Early on, I was put into isolation after being exposed to COVID-19, working on cardiology patients who were showing shortness of breath related to congestive heart failure. As soon as they figured out that two patients I had been caring for were COVID-positive, I had to be quarantined, along with my nurses and PA and everyone who got into contact with those two patients – we were not wearing masks at the time, as we usually examined patients without them prior to the pandemic.

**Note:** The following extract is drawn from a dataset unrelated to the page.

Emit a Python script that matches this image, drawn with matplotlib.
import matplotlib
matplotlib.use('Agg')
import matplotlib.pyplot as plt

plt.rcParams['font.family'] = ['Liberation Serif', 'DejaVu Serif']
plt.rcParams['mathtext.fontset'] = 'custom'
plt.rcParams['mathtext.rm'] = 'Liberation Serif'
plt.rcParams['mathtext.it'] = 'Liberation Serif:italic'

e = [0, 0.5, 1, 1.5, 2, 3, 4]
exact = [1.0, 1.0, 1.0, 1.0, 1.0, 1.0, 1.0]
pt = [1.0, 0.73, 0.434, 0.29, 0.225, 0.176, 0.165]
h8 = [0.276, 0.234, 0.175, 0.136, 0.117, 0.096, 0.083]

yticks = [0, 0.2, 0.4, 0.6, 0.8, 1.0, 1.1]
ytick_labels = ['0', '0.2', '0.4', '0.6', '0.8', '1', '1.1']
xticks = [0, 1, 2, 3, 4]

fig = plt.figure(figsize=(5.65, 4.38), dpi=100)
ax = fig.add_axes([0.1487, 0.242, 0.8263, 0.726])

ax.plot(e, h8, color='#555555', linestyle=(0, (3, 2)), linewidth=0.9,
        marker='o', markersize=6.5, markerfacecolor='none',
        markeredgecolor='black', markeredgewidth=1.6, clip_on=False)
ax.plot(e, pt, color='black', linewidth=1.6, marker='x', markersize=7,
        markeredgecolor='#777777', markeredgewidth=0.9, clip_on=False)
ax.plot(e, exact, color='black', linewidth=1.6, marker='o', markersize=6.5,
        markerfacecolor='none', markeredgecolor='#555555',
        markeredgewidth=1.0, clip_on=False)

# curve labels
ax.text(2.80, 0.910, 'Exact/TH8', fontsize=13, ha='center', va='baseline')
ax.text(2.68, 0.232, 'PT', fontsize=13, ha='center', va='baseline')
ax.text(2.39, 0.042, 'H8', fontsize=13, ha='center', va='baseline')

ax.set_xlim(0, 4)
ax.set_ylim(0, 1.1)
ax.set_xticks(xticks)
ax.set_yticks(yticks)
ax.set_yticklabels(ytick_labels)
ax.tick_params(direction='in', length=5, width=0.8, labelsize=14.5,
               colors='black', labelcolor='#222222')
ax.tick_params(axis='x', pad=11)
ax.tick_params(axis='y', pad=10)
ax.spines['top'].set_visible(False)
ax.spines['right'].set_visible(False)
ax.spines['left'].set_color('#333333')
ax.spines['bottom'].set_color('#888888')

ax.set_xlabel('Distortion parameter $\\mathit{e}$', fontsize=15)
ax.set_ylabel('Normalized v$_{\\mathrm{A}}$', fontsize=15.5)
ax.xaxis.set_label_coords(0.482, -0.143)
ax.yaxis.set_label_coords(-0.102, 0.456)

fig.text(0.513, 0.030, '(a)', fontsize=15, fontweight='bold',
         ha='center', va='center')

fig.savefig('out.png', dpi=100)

I started developing some symptoms like coughing and shortness of breath and it was very scary. Results from my test were still pending by the time I went back to work after seven days of isolating; I was an “assumed positive” because of my symptoms. (After 14 days, the test did come back negative.)
My family, my parents, my husband, everyone did not want me to go back because they didn’t want me to get sick or get anyone in the family sick. But I felt it was my moral duty to continue being a doctor and go to work in this time because this is when we’re needed the most.

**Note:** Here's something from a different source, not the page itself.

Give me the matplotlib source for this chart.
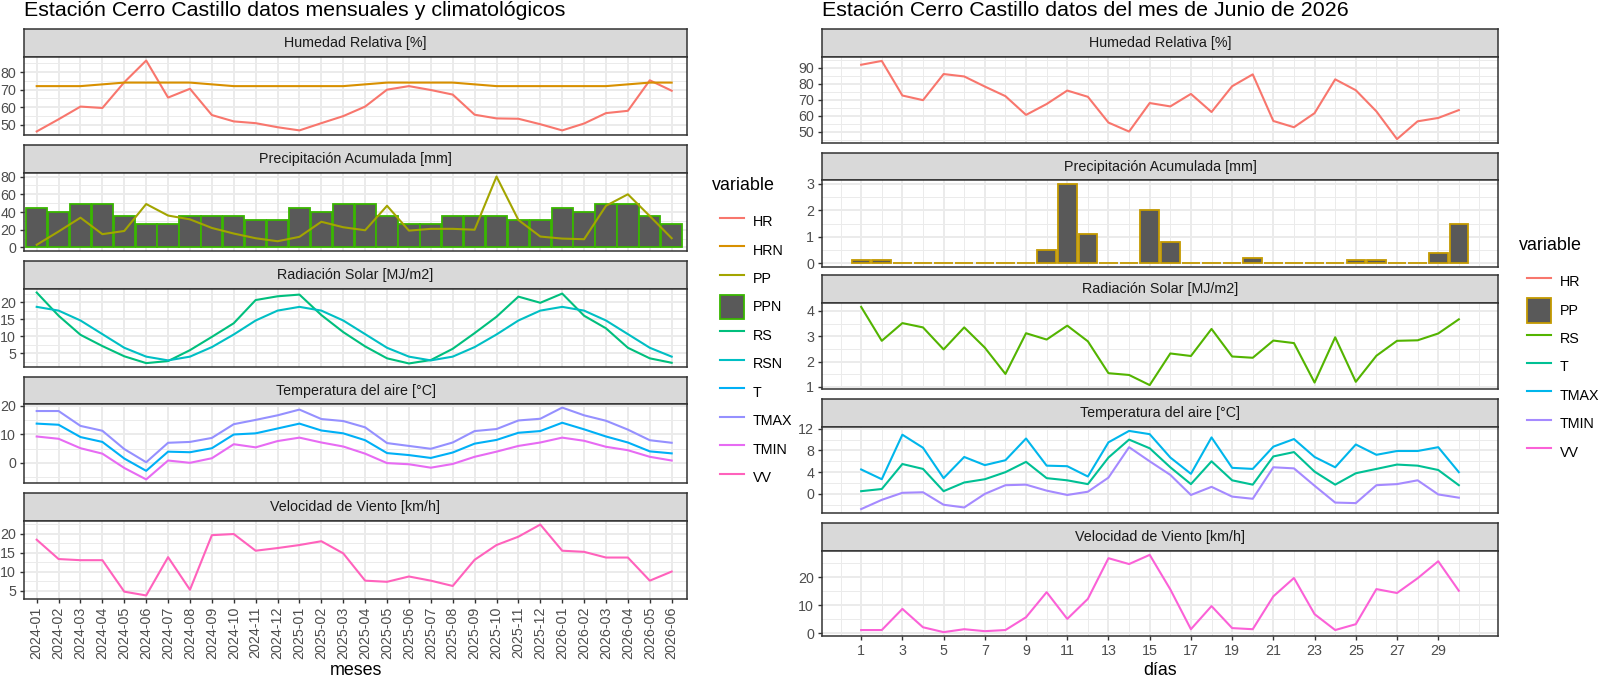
import matplotlib
matplotlib.use("Agg")
import matplotlib.pyplot as plt
from matplotlib.lines import Line2D
from matplotlib.patches import Patch

plt.rcParams['font.family'] = ['Liberation Sans', 'DejaVu Sans']

# datos mensuales (2024-01 .. 2026-06)
meses = ['2024-01', '2024-02', '2024-03', '2024-04', '2024-05', '2024-06',
         '2024-07', '2024-08', '2024-09', '2024-10', '2024-11', '2024-12',
         '2025-01', '2025-02', '2025-03', '2025-04', '2025-05', '2025-06',
         '2025-07', '2025-08', '2025-09', '2025-10', '2025-11', '2025-12',
         '2026-01', '2026-02', '2026-03', '2026-04', '2026-05', '2026-06']
HR_m = [46.3, 53.2, 60.4, 59.6, 74.2, 86.5, 65.5, 70.5, 55.6, 52.0, 51.0, 48.7,
        46.9, 51.0, 55.0, 60.4, 70.0, 72.0, 69.8, 67.2, 55.8, 53.7, 53.5, 50.4,
        46.9, 50.8, 56.7, 58.0, 75.3, 69.4]
HRN_m = [72, 72, 72, 73, 74, 74, 74, 74, 73, 72, 72, 72,
         72, 72, 72, 73, 74, 74, 74, 74, 73, 72, 72, 72,
         72, 72, 72, 73, 74, 74]
PP_m = [3.0, 18.0, 33.6, 15.0, 18.6, 49.0, 36.0, 31.7, 22.0, 15.7, 10.4, 7.0,
        12.0, 29.0, 22.8, 19.4, 47.0, 19.0, 21.0, 21.0, 20.0, 80.0, 31.0, 12.3,
        10.0, 9.3, 47.0, 60.0, 35.4, 10.4]
PPN_m = [45, 40, 49, 49, 36, 27, 27, 36, 36, 36, 31, 31,
         45, 40, 49, 49, 36, 27, 27, 36, 36, 36, 31, 31,
         45, 40, 49, 49, 36, 27]
RS_m = [22.8, 16.0, 10.4, 7.1, 4.1, 2.1, 2.7, 5.9, 9.8, 13.8, 20.6, 21.7,
        22.2, 16.2, 11.2, 7.0, 3.5, 2.0, 3.0, 6.3, 10.9, 15.7, 21.6, 19.8,
        22.5, 16.0, 12.3, 6.6, 3.5, 2.2]
RSN_m = [18.6, 17.5, 14.6, 10.6, 6.6, 4.0, 2.9, 4.0, 6.8, 10.5, 14.6, 17.5,
         18.6, 17.5, 14.6, 10.6, 6.6, 4.0, 2.9, 4.0, 6.8, 10.5, 14.6, 17.5,
         18.6, 17.5, 14.6, 10.6, 6.6, 4.0]
T_m = [13.7, 13.3, 9.0, 7.3, 1.5, -2.8, 3.9, 3.7, 5.1, 9.9, 10.3, 12.0,
       13.7, 11.3, 10.3, 7.9, 3.4, 2.7, 1.7, 3.6, 6.7, 8.0, 10.5, 11.1,
       14.0, 11.7, 9.2, 7.1, 4.0, 3.3]
TMAX_m = [18.1, 18.1, 12.9, 11.2, 4.8, 0.2, 7.0, 7.3, 8.7, 13.5, 15.0, 16.6,
          18.6, 15.3, 14.6, 12.4, 6.9, 5.9, 4.9, 7.1, 11.1, 11.8, 14.8, 15.4,
          19.3, 16.6, 14.7, 11.6, 7.9, 7.0]
TMIN_m = [9.2, 8.4, 5.1, 3.2, -1.8, -5.8, 0.8, 0.0, 1.6, 6.5, 5.4, 7.6,
          8.8, 7.1, 5.7, 3.2, -0.1, -0.5, -1.7, -0.4, 2.1, 3.9, 5.9, 7.1,
          8.8, 7.7, 5.6, 4.4, 2.1, 0.8]
VV_m = [18.4, 13.3, 13.0, 13.0, 4.7, 3.7, 13.8, 5.2, 19.6, 19.9, 15.5, 16.2,
        17.0, 18.0, 14.8, 7.6, 7.3, 8.7, 7.6, 6.2, 13.1, 17.0, 19.2, 22.4,
        15.5, 15.2, 13.7, 13.7, 7.6, 10.0]

# datos diarios junio 2026
dias = list(range(1, 31))
HR_d = [91.9, 94.3, 72.7, 69.8, 86.1, 84.6, 78.3, 72.3, 60.6, 67.4, 75.8, 71.9,
        55.8, 50.2, 68.0, 65.9, 73.7, 62.4, 78.5, 85.9, 56.8, 52.9, 61.7, 82.8,
        76.0, 62.8, 45.5, 56.6, 58.7, 63.6]
PP_d = [0.1, 0.1, 0, 0, 0, 0, 0, 0, 0, 0.5, 3.0, 1.1, 0, 0, 2.0, 0.8, 0, 0, 0,
        0.2, 0, 0, 0, 0, 0.1, 0.1, 0, 0, 0.4, 1.5]
RS_d = [4.16, 2.82, 3.52, 3.35, 2.48, 3.35, 2.55, 1.51, 3.12, 2.87, 3.42, 2.80,
        1.54, 1.47, 1.07, 2.32, 2.22, 3.29, 2.20, 2.15, 2.83, 2.73, 1.17, 2.96,
        1.20, 2.23, 2.82, 2.84, 3.11, 3.67]
TMAX_d = [4.5, 2.7, 10.9, 8.5, 2.9, 6.8, 5.3, 6.2, 10.2, 5.2, 5.1, 3.2,
          9.5, 11.6, 11.0, 6.7, 3.7, 10.4, 4.8, 4.6, 8.7, 10.1, 6.8, 4.9,
          9.1, 7.2, 7.9, 7.9, 8.6, 4.0]
T_d = [0.5, 0.9, 5.5, 4.6, 0.5, 2.1, 2.7, 4.0, 5.9, 2.9, 2.5, 1.8,
       6.7, 10.0, 8.4, 4.9, 1.8, 6.0, 2.5, 1.7, 6.9, 7.7, 4.1, 1.7,
       3.8, 4.6, 5.4, 5.2, 4.4, 1.6]
TMIN_d = [-2.8, -1.1, 0.2, 0.3, -2.0, -2.5, 0.0, 1.6, 1.7, 0.6, -0.2, 0.4,
          3.0, 8.6, 6.0, 3.5, -0.2, 1.3, -0.5, -0.9, 4.9, 4.7, 1.5, -1.6,
          -1.7, 1.6, 1.8, 2.5, -0.1, -0.7]
VV_d = [1.1, 1.1, 8.7, 2.1, 0.35, 1.4, 0.7, 1.1, 5.7, 14.7, 5.1, 12.3,
        26.9, 24.8, 28.1, 15.7, 1.4, 9.7, 1.8, 1.4, 13.2, 19.8, 6.8, 1.1,
        3.2, 15.8, 14.4, 19.7, 25.8, 15.2]

titulos = ['Humedad Relativa [%]', 'Precipitación Acumulada [mm]',
           'Radiación Solar [MJ/m2]', 'Temperatura del aire [°C]',
           'Velocidad de Viento [km/h]']

# colores ggplot (hue) para 10 y 7 niveles
col10 = {'HR': '#F8766D', 'HRN': '#D89000', 'PP': '#A3A500', 'PPN': '#39B600',
         'RS': '#00BF7D', 'RSN': '#00BFC4', 'T': '#00B0F6', 'TMAX': '#9590FF',
         'TMIN': '#E76BF3', 'VV': '#FF62BC'}
col7 = {'HR': '#F8766D', 'PP': '#C49A00', 'RS': '#53B400', 'T': '#00C094',
        'TMAX': '#00B6EB', 'TMIN': '#A58AFF', 'VV': '#FB61D7'}

W, H = 1600, 676
fig = plt.figure(figsize=(16, 6.76), dpi=100)
LW = 1.5
BAR_FILL = '#595959'
FS = 10.3      # texto de ejes / strips / leyenda
FS_T = 12.9    # titulos de ejes y leyenda
FS_TIT = 15.4  # titulo


def box(x0, y0, x1, y1):
    return [x0 / W, 1 - y1 / H, (x1 - x0) / W, (y1 - y0) / H]


def panel(x0, x1, rows, titulo, yticks, xticks, xminor, xlim, bottom=False):
    st_top, top, bot = rows
    st = fig.add_axes(box(x0, st_top, x1, top))
    st.set_facecolor('#D9D9D9')
    st.set_xticks([])
    st.set_yticks([])
    for s in st.spines.values():
        s.set_color('#333333')
        s.set_linewidth(1.1)
    st.text(0.5, 0.5, titulo, ha='center', va='center', fontsize=FS,
            color='#1A1A1A', transform=st.transAxes)

    ax = fig.add_axes(box(x0, top, x1, bot))
    ax.use_sticky_edges = False
    ax.set_axisbelow(True)
    for s in ax.spines.values():
        s.set_color('#333333')
        s.set_linewidth(1.1)
    step = yticks[1] - yticks[0]
    ax.set_yticks(yticks)
    ax.set_yticks([t - step / 2 for t in yticks] + [yticks[-1] + step / 2], minor=True)
    ax.set_xticks(xticks)
    ax.set_xticks(xminor, minor=True)
    ax.set_xlim(*xlim)
    ax.grid(which='major', color='#EBEBEB', lw=1.4)
    ax.grid(which='minor', color='#EBEBEB', lw=0.7)
    ax.tick_params(which='minor', length=0)
    ax.tick_params(axis='y', length=3.2, width=1.0, color='#333333',
                   labelsize=FS, labelcolor='#4D4D4D', pad=2.5)
    if bottom:
        ax.tick_params(axis='x', length=3.2, width=1.0, color='#333333',
                       labelsize=FS, labelcolor='#4D4D4D', pad=2.5)
    else:
        ax.tick_params(axis='x', length=0, labelbottom=False)
    return ax


# ---------------- panel izquierdo: mensual ----------------
xm = list(range(len(meses)))
L0, L1 = 24, 687
rows_l = [(29, 57, 135), (145, 173, 251), (261, 289, 367), (377, 404, 483), (493, 521, 599)]
xlim_l = (-0.58, 29.7)
yt_l = [[50, 60, 70, 80], [0, 20, 40, 60, 80], [5, 10, 15, 20], [0, 10, 20], [5, 10, 15, 20]]

axs_l = [panel(L0, L1, rows_l[i], titulos[i], yt_l[i], xm, [], xlim_l, bottom=(i == 4))
         for i in range(5)]

axs_l[0].plot(xm, HR_m, color=col10['HR'], lw=LW)
axs_l[0].plot(xm, HRN_m, color=col10['HRN'], lw=LW)
axs_l[1].bar(xm, PPN_m, width=0.97, color=BAR_FILL, edgecolor=col10['PPN'], lw=1.3)
axs_l[1].plot(xm, PP_m, color=col10['PP'], lw=LW)
axs_l[2].plot(xm, RS_m, color=col10['RS'], lw=LW)
axs_l[2].plot(xm, RSN_m, color=col10['RSN'], lw=LW)
axs_l[3].plot(xm, T_m, color=col10['T'], lw=LW)
axs_l[3].plot(xm, TMAX_m, color=col10['TMAX'], lw=LW)
axs_l[3].plot(xm, TMIN_m, color=col10['TMIN'], lw=LW)
axs_l[4].plot(xm, VV_m, color=col10['VV'], lw=LW)
axs_l[4].set_xticklabels(meses, rotation=90)

fig.text(24 / W, 1 - 1 / H, 'Estación Cerro Castillo datos mensuales y climatológicos',
         ha='left', va='top', fontsize=FS_TIT)
fig.text((L0 + L1) / 2 / W, 1 - 675 / H, 'meses', ha='center', va='baseline', fontsize=FS_T)

# ---------------- panel derecho: diario ----------------
R0, R1 = 822, 1498
rows_r = [(29, 57, 143), (153, 180, 267), (275, 303, 389), (399, 427, 513), (523, 551, 636)]
xlim_r = (-0.9, 31.9)
yt_r = [[50, 60, 70, 80, 90], [0, 1, 2, 3], [1, 2, 3, 4], [0, 4, 8, 12], [0, 10, 20]]
xt_r = list(range(1, 31, 2))
xmin_r = list(range(0, 32, 2)) + [31]

axs_r = [panel(R0, R1, rows_r[i], titulos[i], yt_r[i], xt_r, xmin_r, xlim_r, bottom=(i == 4))
         for i in range(5)]

axs_r[0].plot(dias, HR_d, color=col7['HR'], lw=LW)
axs_r[1].bar(dias, PP_d, width=0.9, color=BAR_FILL, edgecolor=col7['PP'], lw=1.3)
axs_r[2].plot(dias, RS_d, color=col7['RS'], lw=LW)
axs_r[3].plot(dias, T_d, color=col7['T'], lw=LW)
axs_r[3].plot(dias, TMAX_d, color=col7['TMAX'], lw=LW)
axs_r[3].plot(dias, TMIN_d, color=col7['TMIN'], lw=LW)
axs_r[4].plot(dias, VV_d, color=col7['VV'], lw=LW)

fig.text(R0 / W, 1 - 1 / H, 'Estación Cerro Castillo datos del mes de Junio de 2026',
         ha='left', va='top', fontsize=FS_TIT)
fig.text((R0 + R1) / 2 / W, 1 - 675 / H, 'días', ha='center', va='baseline', fontsize=FS_T)


# ---------------- leyendas ----------------
def handles(cols, bar_key):
    hs = []
    for k, c in cols.items():
        if k == bar_key:
            hs.append(Patch(facecolor=BAR_FILL, edgecolor=c, lw=1.3))
        else:
            hs.append(Line2D([], [], color=c, lw=LW))
    return hs


leg_kw = dict(frameon=False, fontsize=FS, handlelength=1.7, handleheight=2.3,
              labelspacing=0.25, handletextpad=0.6, borderpad=0, loc='upper left')
fig.text(712 / W, 1 - 185 / H, 'variable', ha='left', va='center', fontsize=FS_T)
fig.legend(handles(col10, 'PPN'), list(col10.keys()),
           bbox_to_anchor=(713 / W, 1 - 202 / H), **leg_kw)
fig.text(1519 / W, 1 - 245 / H, 'variable', ha='left', va='center', fontsize=FS_T)
fig.legend(handles(col7, 'PP'), list(col7.keys()),
           bbox_to_anchor=(1520 / W, 1 - 262 / H), **leg_kw)

fig.savefig('out.png', dpi=100)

Currently, the hospital is extremely busy. Every single unit is becoming an ICU, including my 15-bed cardiology unit. And we implemented visitor limitations. Initially, the rule was absolutely no visitors, which is still applied, but we have seen a lot of patients dying alone and it is a tragic, tragic experience.
So what we currently allow is, for any patient that has been identified as critical and is about to die, then one family member is allowed to be present at the end. This is something I am appreciative of and that I was also advocating for as well.
Unfortunately, coronavirus is one of those diseases that we do not fully understand yet. It’s extremely hard to predict who is going to live and who is not. I’ve had patients that I just had conversations with, and then I’m being called in for Code 3 — meaning the patient’s heart has stopped — and we have to resuscitate them. It’s extremely hard emotionally, physically to see all of those patients coming in that you’re very hopeful for and then they don’t make it out.
There was this 50-year-old man who was intubated and Code 3 was echoed in the hospital. I tried, along with my team, to do chest compressions to bring him back to life. I did it one time and he came back after about five, six minutes. I’m thinking, great. I saved somebody’s life, but two hours later, we got a Code 3 for the same room. I go back. Shocked him and he came back. We continued to review the chart trying to figure out why his heart kept stopping.
About an hour later, he codes again. I am still with the same team, saying, “I am not going to give up. We brought him back twice, we can bring him back again.” These coding events occurred from 10:00 p.m. to about 3:00 a.m. It was very hard and emotional. He did survive the night. However, he did not make it the next day. Very heartbreaking, but we did all that we could do.
The one silver lining about all of this is our hospital is very lucky because we have humongous support from the communities around us. We’ve had lots of donations — including more PPE — which is the good that has come from the coronavirus crises, everybody gathering together to help.
The 7:00 p.m. clapping and cheers is also an impressive example of people coming together. I live in Midwood/Flatbush —it’s more of a kind of suburban neighborhood — so, I don’t hear the clapping or anything like that. However, my brother lives in the city and he sent me a recent video after working the 24-hour shift — I was just sitting for a minute, catching my breath — and I watched the video and burst into tears.
Yes, I was overtired and emotional but it’s just so impressive that a lot of people just stop what they’re doing at 7:00 every day to clap … it just shows solidarity. I was very touched and moved by it, and I think it does keep us going because even though it’s a very hard job, we feel rewarded in the way of our patients [and others] appreciating that we’re helping to save lives.